E-novels have been created as a separate specie, they are not just novels distributed in soft copy. In doing so some publishers at least (Amazon) have given up all pretence of the traditional role of book publisher. The book cover, layout and proofing are not their responsibility. Many paid publications are riddled with errors. They now allow the reader to report these errors, which is much cheaper than paying for an experienced human copy editor. Typically homophones and near homophones are the last to be fixed ( as a spell checker cannot find them) so years after publication we still have:

“
 the people and their pest were removed to a safer location 
”

“
 the team descended into the bowls of the earth 
”

Some software houses have a long tradition of public software beta releases (eg Microsoft).

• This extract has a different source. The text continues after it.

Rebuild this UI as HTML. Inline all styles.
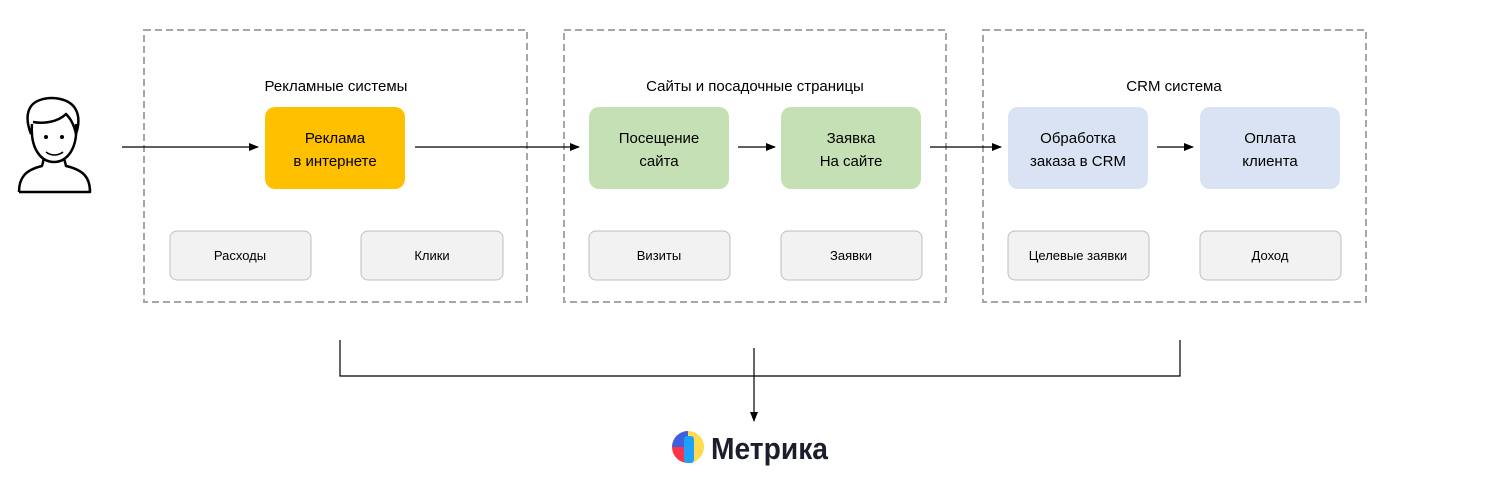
<!DOCTYPE html>
<html><head><meta charset="utf-8"><style>
body{margin:0;width:1508px;height:490px;background:#fff;overflow:hidden;font-family:"Liberation Sans","DejaVu Sans",sans-serif}
</style></head><body>
<svg width="1508" height="490" xmlns="http://www.w3.org/2000/svg" font-family="Liberation Sans, DejaVu Sans, sans-serif">
<defs><marker id="a" markerWidth="10" markerHeight="8" refX="9" refY="4" orient="auto" markerUnits="userSpaceOnUse"><path d="M0,0 L10,4 L0,8z" fill="#000"/></marker></defs>
<g fill="none" stroke="#a6a6a6" stroke-width="2" stroke-dasharray="7,4">
<rect x="144" y="30" width="383" height="272"/><rect x="564" y="30" width="382" height="272"/><rect x="983" y="30" width="383" height="272"/>
</g>
<g font-size="15" fill="#000" text-anchor="middle">
<text x="336" y="91">Рекламные системы</text><text x="755" y="91">Сайты и посадочные страницы</text><text x="1174" y="91">CRM система</text>
</g>
<rect x="265" y="107" width="140" height="82" rx="10" fill="#ffc000"/>
<rect x="589" y="107" width="140" height="82" rx="10" fill="#c5e0b4"/>
<rect x="781" y="107" width="140" height="82" rx="10" fill="#c5e0b4"/>
<rect x="1008" y="107" width="140" height="82" rx="10" fill="#dae3f3"/>
<rect x="1200" y="107" width="140" height="82" rx="10" fill="#dae3f3"/>
<g font-size="15" text-anchor="middle">
<text x="335" y="143">Реклама</text><text x="335" y="166">в интернете</text>
<text x="659" y="143">Посещение</text><text x="659" y="166">сайта</text>
<text x="851" y="143">Заявка</text><text x="851" y="166">На сайте</text>
<text x="1078" y="143">Обработка</text><text x="1078" y="166">заказа в CRM</text>
<text x="1270" y="143">Оплата</text><text x="1270" y="166">клиента</text>
</g>
<g fill="#f2f2f2" stroke="#bfbfbf">
<rect x="170" y="231" width="141" height="49" rx="7"/><rect x="361" y="231" width="142" height="49" rx="7"/>
<rect x="589" y="231" width="141" height="49" rx="7"/><rect x="781" y="231" width="141" height="49" rx="7"/>
<rect x="1008" y="231" width="141" height="49" rx="7"/><rect x="1200" y="231" width="141" height="49" rx="7"/>
</g>
<g font-size="13" text-anchor="middle">
<text x="240" y="260">Расходы</text><text x="432" y="260">Клики</text><text x="659" y="260">Визиты</text><text x="851" y="260">Заявки</text><text x="1078" y="260">Целевые заявки</text><text x="1270" y="260">Доход</text>
</g>
<g stroke="#000" stroke-width="1.2" fill="none">
<line x1="122" y1="147" x2="258" y2="147" marker-end="url(#a)"/>
<line x1="415" y1="147" x2="579" y2="147" marker-end="url(#a)"/>
<line x1="738" y1="147" x2="775" y2="147" marker-end="url(#a)"/>
<line x1="930" y1="147" x2="1001" y2="147" marker-end="url(#a)"/>
<line x1="1157" y1="147" x2="1193" y2="147" marker-end="url(#a)"/>
<polyline points="340,340 340,376 1180,376 1180,340"/>
<line x1="754" y1="348" x2="754" y2="421" marker-end="url(#a)"/>
</g>
<g fill="none" stroke="#000" stroke-width="2.5" stroke-linejoin="round">
<path d="M19,192 C19,178 25,170 42,166 L44,158 M19,192 L90,192 C90,178 84,170 66,166 L64,158"/>
<path d="M32,124 C30,150 42,162 54,162 C66,162 78,150 76,124"/>
<path d="M31,134 C24,116 28,104 40,100 C52,96 70,98 76,110 C80,118 78,128 76,134 C74,124 70,118 66,114 C58,122 44,124 33,122"/>
<path d="M46,152 C51,156 58,156 63,152" stroke-width="1.5"/>
</g>
<circle cx="46" cy="137" r="2" fill="#000"/><circle cx="62" cy="137" r="2" fill="#000"/>
<circle cx="688" cy="447" r="16" fill="#ffdb4d"/>
<path d="M688,431 A16,16 0 0 0 672,447 L688,447 Z" fill="#3f5fe0"/>
<path d="M672,447 A16,16 0 0 0 688,463 L688,447 Z" fill="#ff3347"/>
<rect x="684" y="436" width="10" height="27" rx="3" fill="#1ea0ff"/>
<text x="711" y="459" font-size="31" font-weight="bold" fill="#1c1f2b" textLength="117" lengthAdjust="spacingAndGlyphs">Метрика</text>
</svg>
</body></html>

I think it an excellent chance that a subscription search engine team would be contemplating the same. The question is if you don’t know exactly why an AI produced nonsense how do you fix it? The generic disclaimers about the limits of the scope of training data generating errors seem to me, at least in part, to be a cloak for real ignorance.

This article from the ABC tells us that AI generated images can be picked by silly composition errors, such as asymmetry of ear rings. The problem for the system builders is there is no way to reach in and tell the software to ensure that humans have the same ring in each ear, unlike fixing typos, there is no place to apply specific corrections.

It gets worse, altering “bowls” to “bowels” is pretty certain to be correct if a human decides from context that is required. But if such a fix was to be applied to asymmetric ear rings for those who according to fashion wear only one, would it be an improvement?